§ DATASET EXCERPT:
• • • •

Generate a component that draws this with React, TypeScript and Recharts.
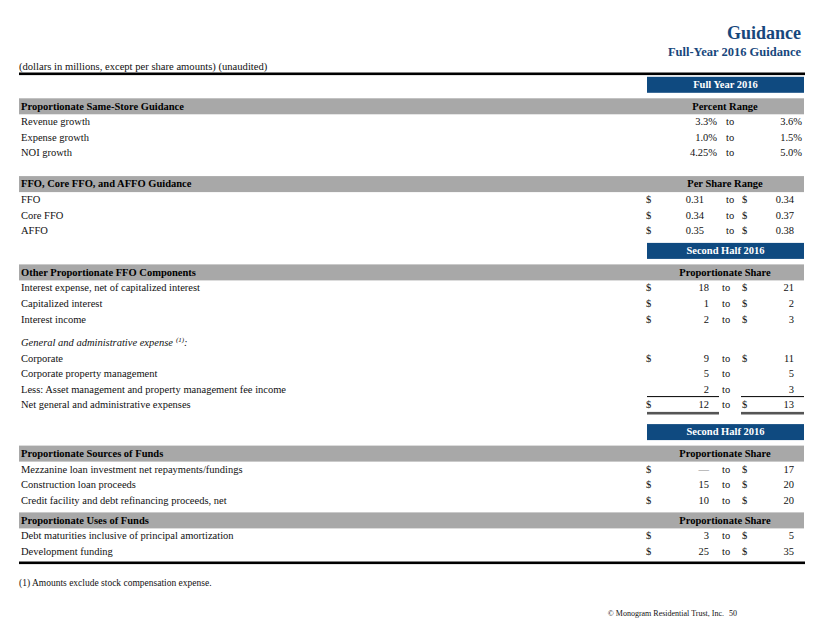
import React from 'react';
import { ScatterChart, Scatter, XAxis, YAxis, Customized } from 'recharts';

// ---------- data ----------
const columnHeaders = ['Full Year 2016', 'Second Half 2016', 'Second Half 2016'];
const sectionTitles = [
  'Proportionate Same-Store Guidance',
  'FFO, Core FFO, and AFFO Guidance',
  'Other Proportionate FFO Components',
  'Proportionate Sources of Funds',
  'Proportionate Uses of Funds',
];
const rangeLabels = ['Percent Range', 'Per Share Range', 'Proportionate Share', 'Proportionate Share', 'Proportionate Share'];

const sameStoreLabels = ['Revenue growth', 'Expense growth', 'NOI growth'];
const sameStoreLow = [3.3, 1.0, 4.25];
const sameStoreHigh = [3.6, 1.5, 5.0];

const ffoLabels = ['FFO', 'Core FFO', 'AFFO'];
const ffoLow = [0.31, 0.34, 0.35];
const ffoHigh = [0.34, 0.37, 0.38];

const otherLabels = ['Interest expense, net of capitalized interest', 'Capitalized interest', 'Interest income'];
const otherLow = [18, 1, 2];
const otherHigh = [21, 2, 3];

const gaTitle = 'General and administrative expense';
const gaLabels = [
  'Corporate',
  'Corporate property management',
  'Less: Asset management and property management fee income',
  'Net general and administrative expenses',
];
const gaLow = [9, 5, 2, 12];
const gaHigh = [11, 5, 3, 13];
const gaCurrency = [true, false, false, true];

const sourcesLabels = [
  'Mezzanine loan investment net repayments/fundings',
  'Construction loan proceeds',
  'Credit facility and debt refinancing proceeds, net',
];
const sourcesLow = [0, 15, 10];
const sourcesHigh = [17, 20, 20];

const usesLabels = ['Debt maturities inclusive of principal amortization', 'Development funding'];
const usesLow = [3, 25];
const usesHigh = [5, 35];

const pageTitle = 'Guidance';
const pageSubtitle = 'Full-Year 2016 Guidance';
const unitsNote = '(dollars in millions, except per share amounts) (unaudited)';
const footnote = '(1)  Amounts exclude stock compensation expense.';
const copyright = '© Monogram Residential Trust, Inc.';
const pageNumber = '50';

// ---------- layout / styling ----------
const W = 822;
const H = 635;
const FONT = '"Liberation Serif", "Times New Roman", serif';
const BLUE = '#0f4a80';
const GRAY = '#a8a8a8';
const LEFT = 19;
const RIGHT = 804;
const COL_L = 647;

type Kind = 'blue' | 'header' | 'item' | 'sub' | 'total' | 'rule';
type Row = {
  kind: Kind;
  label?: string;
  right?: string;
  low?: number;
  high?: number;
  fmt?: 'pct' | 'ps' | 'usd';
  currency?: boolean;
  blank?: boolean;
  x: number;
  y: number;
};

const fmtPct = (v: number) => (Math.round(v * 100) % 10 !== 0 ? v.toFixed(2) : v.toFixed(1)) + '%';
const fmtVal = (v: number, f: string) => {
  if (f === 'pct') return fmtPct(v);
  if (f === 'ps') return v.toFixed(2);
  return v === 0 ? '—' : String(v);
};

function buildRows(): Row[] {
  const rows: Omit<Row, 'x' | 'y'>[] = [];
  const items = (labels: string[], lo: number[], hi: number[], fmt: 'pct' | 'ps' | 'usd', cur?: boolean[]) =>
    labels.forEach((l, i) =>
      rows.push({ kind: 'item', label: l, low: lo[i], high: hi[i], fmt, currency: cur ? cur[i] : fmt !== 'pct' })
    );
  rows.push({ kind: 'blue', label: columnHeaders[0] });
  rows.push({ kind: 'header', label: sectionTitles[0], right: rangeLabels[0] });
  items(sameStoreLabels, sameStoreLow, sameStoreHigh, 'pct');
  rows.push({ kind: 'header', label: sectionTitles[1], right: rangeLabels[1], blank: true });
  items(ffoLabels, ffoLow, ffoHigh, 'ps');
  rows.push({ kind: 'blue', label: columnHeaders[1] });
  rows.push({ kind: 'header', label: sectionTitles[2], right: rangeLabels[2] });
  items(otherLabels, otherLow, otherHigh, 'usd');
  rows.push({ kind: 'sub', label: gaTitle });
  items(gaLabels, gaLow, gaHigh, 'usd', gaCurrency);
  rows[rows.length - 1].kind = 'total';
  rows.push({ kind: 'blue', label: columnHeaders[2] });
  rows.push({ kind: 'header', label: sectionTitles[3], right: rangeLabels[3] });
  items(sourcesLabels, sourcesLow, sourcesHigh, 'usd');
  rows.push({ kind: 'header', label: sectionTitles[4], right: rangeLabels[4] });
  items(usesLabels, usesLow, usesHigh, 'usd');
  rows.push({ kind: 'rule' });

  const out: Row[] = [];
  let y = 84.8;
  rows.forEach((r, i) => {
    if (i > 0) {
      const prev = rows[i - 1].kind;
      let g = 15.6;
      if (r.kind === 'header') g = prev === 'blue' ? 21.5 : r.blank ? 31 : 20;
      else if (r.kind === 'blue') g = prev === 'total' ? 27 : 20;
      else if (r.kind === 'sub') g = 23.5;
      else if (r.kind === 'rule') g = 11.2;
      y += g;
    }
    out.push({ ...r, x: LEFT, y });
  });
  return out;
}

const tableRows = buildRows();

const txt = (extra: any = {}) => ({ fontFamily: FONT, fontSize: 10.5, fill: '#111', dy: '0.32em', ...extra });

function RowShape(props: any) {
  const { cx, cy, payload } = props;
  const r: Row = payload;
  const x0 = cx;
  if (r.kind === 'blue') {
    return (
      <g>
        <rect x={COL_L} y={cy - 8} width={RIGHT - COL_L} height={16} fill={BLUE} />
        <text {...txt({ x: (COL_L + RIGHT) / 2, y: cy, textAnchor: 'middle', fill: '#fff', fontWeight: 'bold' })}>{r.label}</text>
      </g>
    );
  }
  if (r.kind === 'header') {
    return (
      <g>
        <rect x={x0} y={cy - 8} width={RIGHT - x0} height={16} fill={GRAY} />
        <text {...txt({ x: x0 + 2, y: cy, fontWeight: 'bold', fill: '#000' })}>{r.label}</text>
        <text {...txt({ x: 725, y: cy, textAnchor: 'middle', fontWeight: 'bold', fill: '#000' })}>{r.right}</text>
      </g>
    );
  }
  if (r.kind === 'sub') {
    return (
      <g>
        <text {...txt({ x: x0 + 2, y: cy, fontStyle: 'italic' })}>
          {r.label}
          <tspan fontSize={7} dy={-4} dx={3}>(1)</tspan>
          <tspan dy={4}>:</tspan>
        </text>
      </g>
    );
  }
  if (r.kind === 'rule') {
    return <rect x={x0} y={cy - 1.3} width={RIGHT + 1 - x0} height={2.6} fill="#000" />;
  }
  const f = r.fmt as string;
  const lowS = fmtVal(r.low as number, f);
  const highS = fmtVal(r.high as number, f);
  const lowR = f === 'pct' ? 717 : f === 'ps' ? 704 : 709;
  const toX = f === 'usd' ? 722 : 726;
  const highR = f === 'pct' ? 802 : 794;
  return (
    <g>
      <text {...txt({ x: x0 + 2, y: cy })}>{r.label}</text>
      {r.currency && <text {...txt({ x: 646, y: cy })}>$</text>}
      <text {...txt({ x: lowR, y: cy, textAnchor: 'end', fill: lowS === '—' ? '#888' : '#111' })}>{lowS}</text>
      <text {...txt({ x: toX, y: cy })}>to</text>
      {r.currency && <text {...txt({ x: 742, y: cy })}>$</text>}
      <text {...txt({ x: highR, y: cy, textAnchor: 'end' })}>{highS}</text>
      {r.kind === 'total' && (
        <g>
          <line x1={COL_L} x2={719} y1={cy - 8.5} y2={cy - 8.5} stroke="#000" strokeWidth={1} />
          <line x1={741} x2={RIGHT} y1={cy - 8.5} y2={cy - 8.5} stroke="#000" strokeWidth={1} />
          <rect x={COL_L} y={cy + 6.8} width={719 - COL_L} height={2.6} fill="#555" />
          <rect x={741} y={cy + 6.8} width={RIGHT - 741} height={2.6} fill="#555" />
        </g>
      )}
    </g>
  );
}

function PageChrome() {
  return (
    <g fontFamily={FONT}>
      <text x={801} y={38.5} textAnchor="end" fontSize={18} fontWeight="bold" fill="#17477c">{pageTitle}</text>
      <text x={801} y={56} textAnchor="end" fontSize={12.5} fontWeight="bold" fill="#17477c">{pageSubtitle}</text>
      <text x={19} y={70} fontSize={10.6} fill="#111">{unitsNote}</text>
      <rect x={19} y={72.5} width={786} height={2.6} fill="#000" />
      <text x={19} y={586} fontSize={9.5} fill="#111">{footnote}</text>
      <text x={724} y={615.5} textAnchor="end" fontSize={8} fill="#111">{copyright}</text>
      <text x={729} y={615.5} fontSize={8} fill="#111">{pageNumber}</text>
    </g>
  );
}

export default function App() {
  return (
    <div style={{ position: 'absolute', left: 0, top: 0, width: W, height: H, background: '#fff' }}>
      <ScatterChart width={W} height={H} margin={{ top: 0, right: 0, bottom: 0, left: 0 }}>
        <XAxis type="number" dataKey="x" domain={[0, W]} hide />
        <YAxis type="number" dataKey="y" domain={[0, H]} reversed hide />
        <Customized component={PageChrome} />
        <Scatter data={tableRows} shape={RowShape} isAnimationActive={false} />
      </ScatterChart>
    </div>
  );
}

• • • •

§ SHORT TASK: Copy out every line of the data that includes "React".

§ WRITTEN RESPONSE:
Generate a component that draws this with React, TypeScript and Recharts.
import React from 'react';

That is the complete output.